Investing in God's Bounties

While charity remains integral to Islamic principles, contemporary challenges such as poverty, conflict, and inequality necessitate innovative approaches to philanthropy. Embracing technology, promoting sustainable development projects, and enhancing financial literacy can amplify the impact of charitable endeavors and ensure long-term sustainability. Furthermore, fostering a culture of giving among the affluent and empowering grassroots initiatives can harness the transformative potential of charity to address systemic injustices and promote inclusive growth.

The first step towards implementing this starts among the members of the family. It is the role of parents to raise children on the love of giving without seeking a reward except from God, which is the source of attaining God's pleasure as per His words, "You will never achieve righteousness until you donate some of what you cherish. And whatever you give is certainly well known to God" (Quran 3:92).

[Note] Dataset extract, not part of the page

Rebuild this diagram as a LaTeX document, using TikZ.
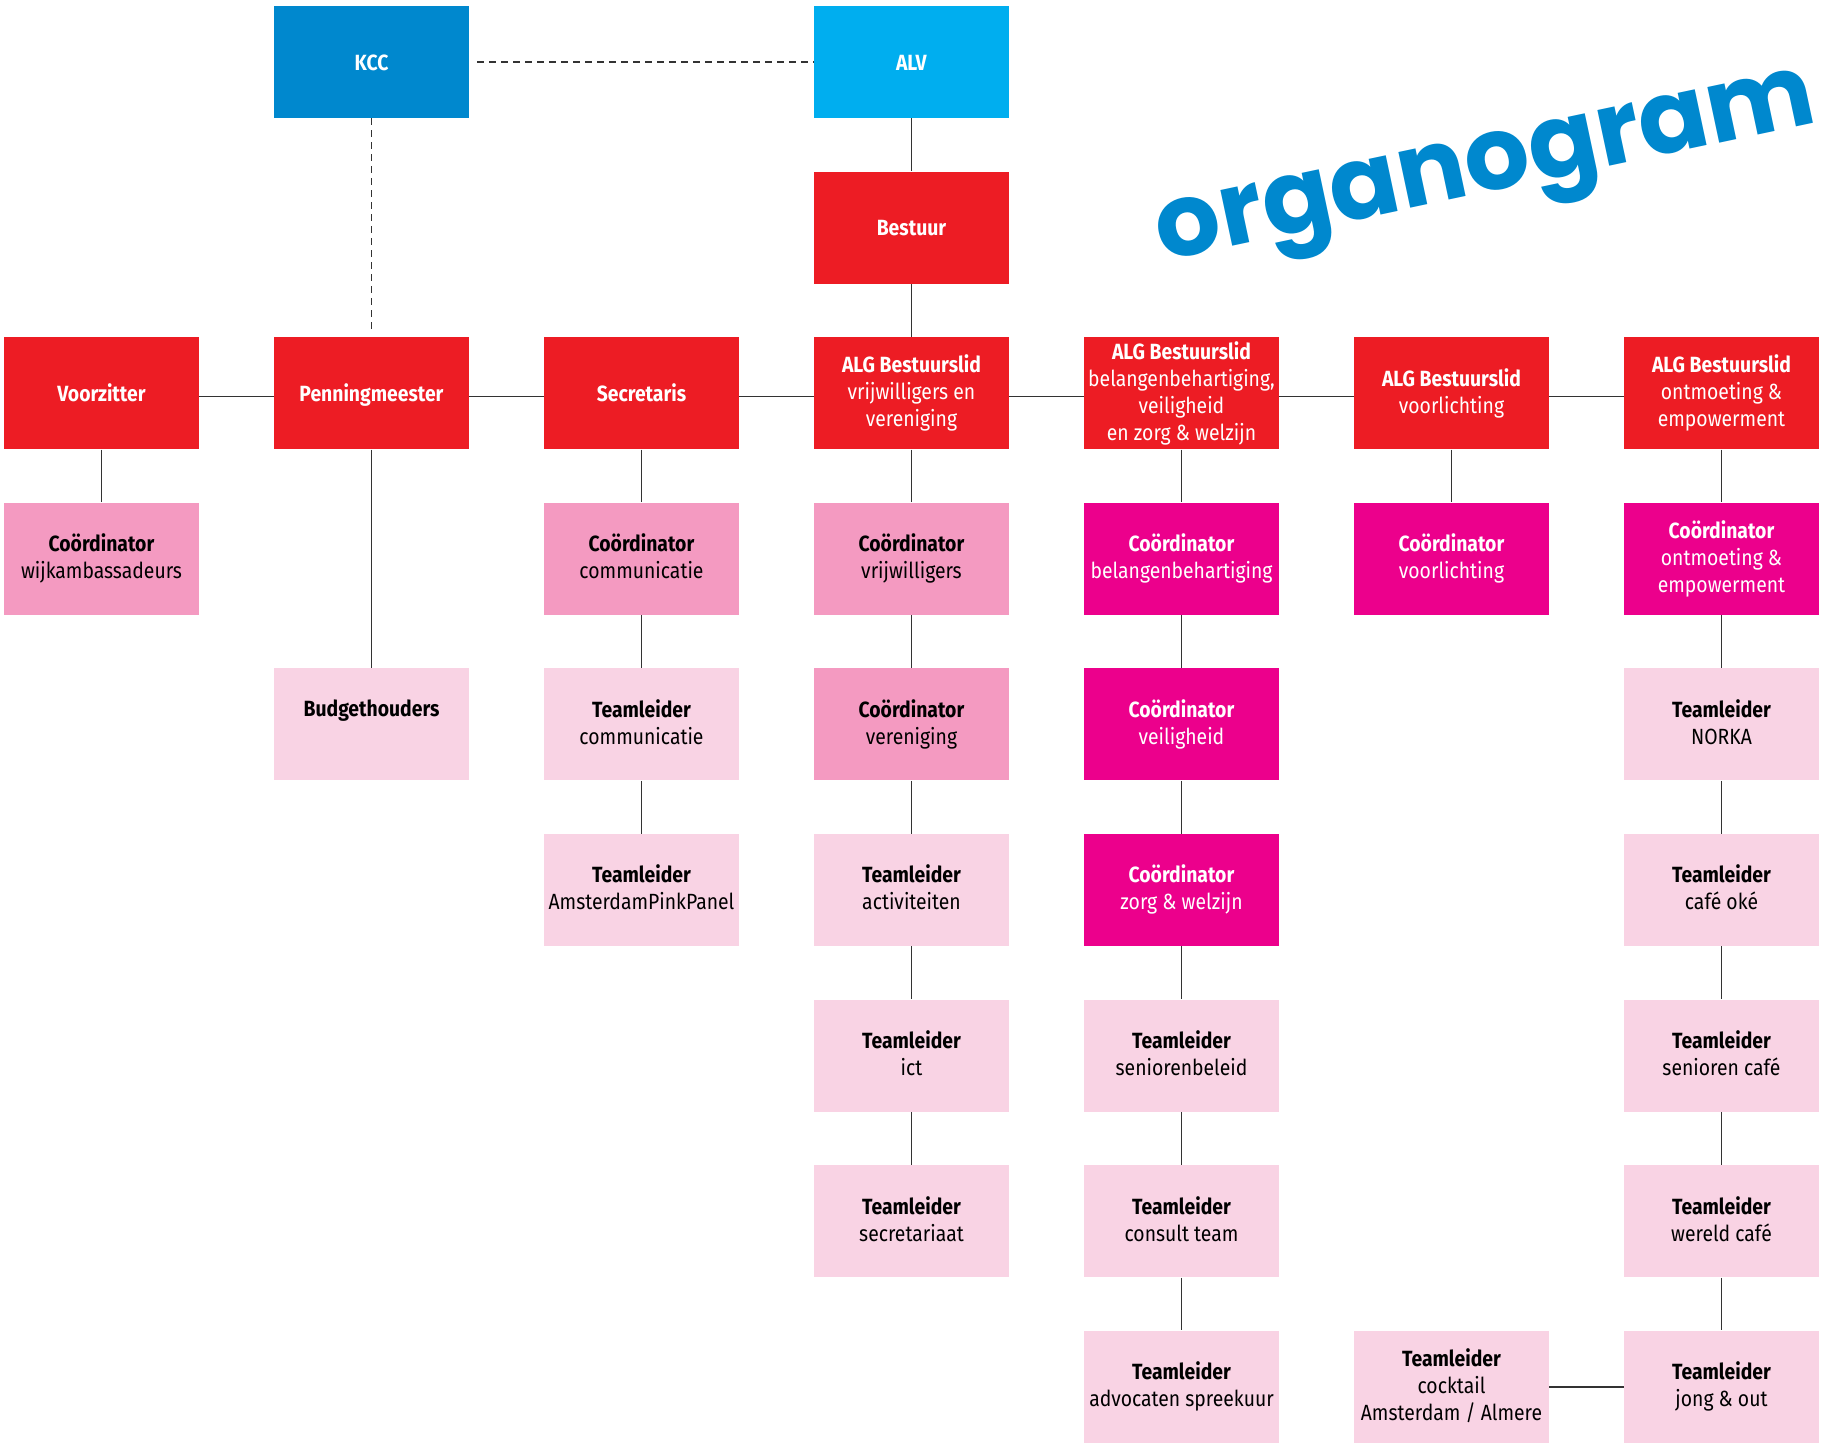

God Almighty says, "Say, O Prophet, 'Surely it is my Lord Who gives abundant or limited provisions to whoever He wills of His servants. And whatever you spend in charity, He will compensate you for it. For He is the Best Provider'" (Quran 34:39).

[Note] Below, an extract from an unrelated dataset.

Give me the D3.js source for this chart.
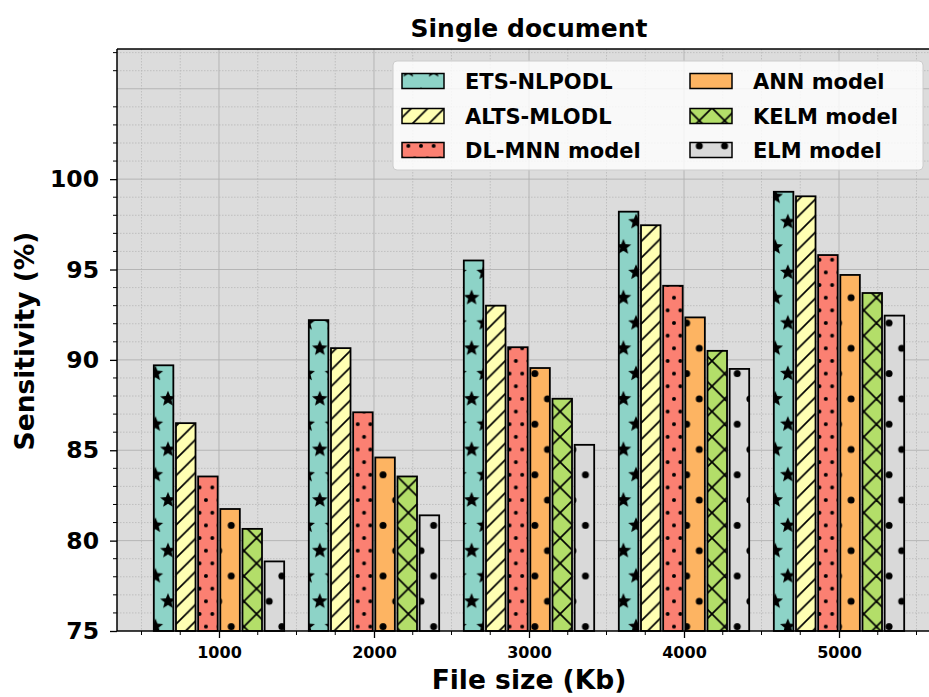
<!DOCTYPE html>
<html>
<head>
<meta charset="utf-8">
<script src="https://cdn.jsdelivr.net/npm/d3@7"></script>
<style>
  body { margin: 0; background: #fff; }
  svg { display: block; font-family: "DejaVu Sans", sans-serif; }
</style>
</head>
<body>
<svg id="chart" width="929" height="697"></svg>
<script>
// ---------- data ----------
const categories = [1000, 2000, 3000, 4000, 5000];
const seriesNames = ["ETS-NLPODL", "ALTS-MLODL", "DL-MNN model", "ANN model", "KELM model", "ELM model"];
const etsValues  = [89.7, 92.2, 95.5, 98.2, 99.3];
const altsValues = [86.5, 90.65, 93.0, 97.45, 99.05];
const dlValues   = [83.55, 87.1, 90.7, 94.1, 95.8];
const annValues  = [81.75, 84.6, 89.55, 92.35, 94.7];
const kelmValues = [80.65, 83.55, 87.85, 90.5, 93.7];
const elmValues  = [78.85, 81.4, 85.3, 89.5, 92.45];
const yTickValues = [75, 80, 85, 90, 95, 100];
const xTickValues = [1000, 2000, 3000, 4000, 5000];
const titleText = "Single document";
const xLabelText = "File size (Kb)";
const yLabelText = "Sensitivity (%)";

const seriesValues = [etsValues, altsValues, dlValues, annValues, kelmValues, elmValues];

// ---------- styles ----------
const colors = ["#8dd3c7", "#ffffb3", "#fb8072", "#fdb462", "#b3de69", "#d9d9d9"];
const hatchKinds = ["stars", "slash", "smalldots", "bigdots", "cross", "bigdots"];

const svg = d3.select("#chart");
const plot = { left: 117, right: 941, top: 49, bottom: 631 };

const x = d3.scaleLinear().domain([342, 5658]).range([plot.left, plot.right]);
const y = d3.scaleLinear().domain([75, 107.2]).range([plot.bottom, plot.top]);

const slot = 143;      // data units between adjacent bars of a group
const barW = 126;      // data units of a bar width

// ---------- patterns ----------
const defs = svg.append("defs");
const anchorX = 699.3, anchorY = 348.3;  // global hatch lattice anchor
const cell = 25.3;

function starPath(cx, cy, R, r) {
  const pts = [];
  for (let i = 0; i < 10; i++) {
    const a = -Math.PI / 2 + i * Math.PI / 5;
    const rad = i % 2 === 0 ? R : r;
    pts.push([cx + rad * Math.cos(a), cy + rad * Math.sin(a)]);
  }
  return "M" + pts.map(p => p[0].toFixed(2) + "," + p[1].toFixed(2)).join("L") + "Z";
}

seriesNames.forEach((name, i) => {
  const kind = hatchKinds[i];
  let pw, ph;
  if (kind === "stars" || kind === "bigdots") { pw = cell; ph = 2 * cell; }
  else if (kind === "smalldots") { pw = cell / 2; ph = cell; }
  else if (kind === "slash") { pw = 16.5; ph = 16.5; }
  else { pw = cell; ph = cell; }
  const pat = defs.append("pattern")
    .attr("id", "pat" + i)
    .attr("patternUnits", "userSpaceOnUse")
    .attr("width", pw).attr("height", ph)
    .attr("x", ((anchorX % pw) + pw) % pw)
    .attr("y", ((anchorY % ph) + ph) % ph);
  pat.append("rect").attr("width", pw).attr("height", ph).attr("fill", colors[i]);
  const lattice = [[0, 0], [pw, 0], [0, ph], [pw, ph], [pw / 2, ph / 2]];
  if (kind === "stars") {
    lattice.forEach(([cx, cy]) => pat.append("path").attr("d", starPath(cx, cy, 8.2, 3.6)).attr("fill", "#000"));
  } else if (kind === "bigdots") {
    lattice.forEach(([cx, cy]) => pat.append("circle").attr("cx", cx).attr("cy", cy).attr("r", 3.5).attr("fill", "#000"));
  } else if (kind === "smalldots") {
    lattice.forEach(([cx, cy]) => pat.append("circle").attr("cx", cx).attr("cy", cy).attr("r", 2).attr("fill", "#000"));
  } else if (kind === "slash") {
    [[-pw, ph * 2, pw * 2, -ph], [-pw, ph, pw, -ph], [0, ph * 2, pw * 2, 0]].forEach(([x1, y1, x2, y2]) =>
      pat.append("line").attr("x1", x1).attr("y1", y1).attr("x2", x2).attr("y2", y2)
        .attr("stroke", "#000").attr("stroke-width", 1.7));
  } else if (kind === "cross") {
    [[0, ph, pw, 0], [-pw, ph, pw, -ph], [0, 2 * ph, 2 * pw, 0], [0, 0, pw, ph], [-pw, 0, pw, 2 * ph], [0, -ph, 2 * pw, ph]]
      .forEach(([x1, y1, x2, y2]) =>
        pat.append("line").attr("x1", x1).attr("y1", y1).attr("x2", x2).attr("y2", y2)
          .attr("stroke", "#000").attr("stroke-width", 1.7));
  }
});

// ---------- plot background & grid ----------
svg.append("rect")
  .attr("x", plot.left).attr("y", plot.top)
  .attr("width", plot.right - plot.left).attr("height", plot.bottom - plot.top)
  .attr("fill", "#dcdcdc");

const gridG = svg.append("g");
const yMinor = d3.range(76, 108, 1).filter(v => v % 5 !== 0);
const xMinor = d3.range(500, 5658, 250).filter(v => v % 1000 !== 0);

gridG.selectAll(".ymin").data(yMinor).join("line")
  .attr("x1", plot.left).attr("x2", plot.right)
  .attr("y1", d => y(d)).attr("y2", d => y(d))
  .attr("stroke", "#b8b8b8").attr("stroke-width", 0.8).attr("stroke-dasharray", "1.5,1.5");
gridG.selectAll(".xmin").data(xMinor).join("line")
  .attr("y1", plot.top).attr("y2", plot.bottom)
  .attr("x1", d => x(d)).attr("x2", d => x(d))
  .attr("stroke", "#b8b8b8").attr("stroke-width", 0.8).attr("stroke-dasharray", "1.5,1.5");
gridG.selectAll(".ymaj").data([80, 85, 90, 95, 100, 105]).join("line")
  .attr("x1", plot.left).attr("x2", plot.right)
  .attr("y1", d => y(d)).attr("y2", d => y(d))
  .attr("stroke", "#b0b0b0").attr("stroke-width", 0.9);
gridG.selectAll(".xmaj").data(xTickValues).join("line")
  .attr("y1", plot.top).attr("y2", plot.bottom)
  .attr("x1", d => x(d)).attr("x2", d => x(d))
  .attr("stroke", "#b0b0b0").attr("stroke-width", 0.9);

// ---------- bars ----------
const barsG = svg.append("g");
seriesValues.forEach((vals, i) => {
  barsG.selectAll(".b" + i).data(vals.map((v, j) => ({ v, c: categories[j] }))).join("rect")
    .attr("x", d => x(d.c + (i - 2.5) * slot - barW / 2))
    .attr("width", d => x(d.c + (i - 2.5) * slot + barW / 2) - x(d.c + (i - 2.5) * slot - barW / 2))
    .attr("y", d => y(d.v))
    .attr("height", d => y(75) - y(d.v))
    .attr("fill", "url(#pat" + i + ")")
    .attr("stroke", "#000").attr("stroke-width", 1.8);
});

// ---------- axes ----------
const axG = svg.append("g");
axG.append("line").attr("x1", plot.left).attr("x2", plot.left).attr("y1", plot.top).attr("y2", plot.bottom)
  .attr("stroke", "#000").attr("stroke-width", 1.5);
axG.append("line").attr("x1", plot.left).attr("x2", plot.right).attr("y1", plot.bottom).attr("y2", plot.bottom)
  .attr("stroke", "#000").attr("stroke-width", 1.5);
axG.append("line").attr("x1", plot.left).attr("x2", plot.right).attr("y1", plot.top).attr("y2", plot.top)
  .attr("stroke", "#000").attr("stroke-width", 1.5);

// y axis
const yAxis = d3.axisLeft(y).tickValues(yTickValues).tickSize(7).tickPadding(11).tickFormat(d3.format("d"));
const yG = svg.append("g").attr("transform", `translate(${plot.left},0)`).call(yAxis);
yG.select(".domain").remove();
yG.selectAll(".tick line").attr("stroke-width", 1.3);
yG.selectAll(".tick text").attr("font-size", 23.5).attr("font-weight", "bold").attr("fill", "#000")
  .attr("font-family", "DejaVu Sans");
svg.append("g").selectAll("line").data(yMinor).join("line")
  .attr("x1", plot.left - 4).attr("x2", plot.left)
  .attr("y1", d => y(d)).attr("y2", d => y(d))
  .attr("stroke", "#000").attr("stroke-width", 1);

// x axis
const xAxis = d3.axisBottom(x).tickValues(xTickValues).tickSize(7).tickPadding(9).tickFormat(d3.format("d"));
const xG = svg.append("g").attr("transform", `translate(0,${plot.bottom})`).call(xAxis);
xG.select(".domain").remove();
xG.selectAll(".tick line").attr("stroke-width", 1.3);
xG.selectAll(".tick text").attr("font-size", 16).attr("font-weight", "bold").attr("fill", "#000")
  .attr("font-family", "DejaVu Sans");
svg.append("g").selectAll("line").data(xMinor).join("line")
  .attr("y1", plot.bottom).attr("y2", plot.bottom + 4)
  .attr("x1", d => x(d)).attr("x2", d => x(d))
  .attr("stroke", "#000").attr("stroke-width", 1);

// ---------- titles ----------
svg.append("text").attr("x", (plot.left + plot.right) / 2).attr("y", 37)
  .attr("text-anchor", "middle").attr("font-size", 25).attr("font-weight", "bold").text(titleText);
svg.append("text").attr("x", (plot.left + plot.right) / 2).attr("y", 689)
  .attr("text-anchor", "middle").attr("font-size", 26.5).attr("font-weight", "bold").text(xLabelText);
svg.append("text").attr("transform", "translate(34,341) rotate(-90)")
  .attr("text-anchor", "middle").attr("font-size", 26.5).attr("font-weight", "bold").text(yLabelText);

// ---------- legend ----------
const leg = svg.append("g");
leg.append("rect").attr("x", 393).attr("y", 61).attr("width", 530).attr("height", 109).attr("rx", 4)
  .attr("fill", "#fff").attr("fill-opacity", 0.82).attr("stroke", "#cccccc").attr("stroke-width", 1);
const legRows = [81, 116, 150];
const legCols = [{ px: 402, tx: 465 }, { px: 690, tx: 753 }];
seriesNames.forEach((name, i) => {
  const col = legCols[Math.floor(i / 3)];
  const ry = legRows[i % 3];
  leg.append("rect").attr("x", col.px).attr("y", ry - 7.5).attr("width", 42).attr("height", 15)
    .attr("fill", "url(#pat" + i + ")").attr("stroke", "#000").attr("stroke-width", 1.5);
  leg.append("text").attr("x", col.tx).attr("y", ry).attr("dy", "0.36em")
    .attr("font-size", 21).attr("font-weight", "bold").text(name);
});
</script>
</body>
</html>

In light of this, charity serves as a cornerstone of sustainable provision and growth in Islam, embodying principles of compassion, justice, and stewardship. By embracing the holistic concept of charity, Muslims can contribute to building resilient communities, nurturing spiritual fulfillment, and advancing collective prosperity. Through steadfast commitment to charitable values and innovative approaches, Islam's tradition of giving can continue to inspire positive change and shape a more equitable and compassionate world as per the words of God, "Let the man of wealth provide according to his means. As for the one with limited resources, let him provide according to whatever God has given him. God does not require of any soul beyond what He has given it. After hardship, God will bring about ease" (Quran 65: 7).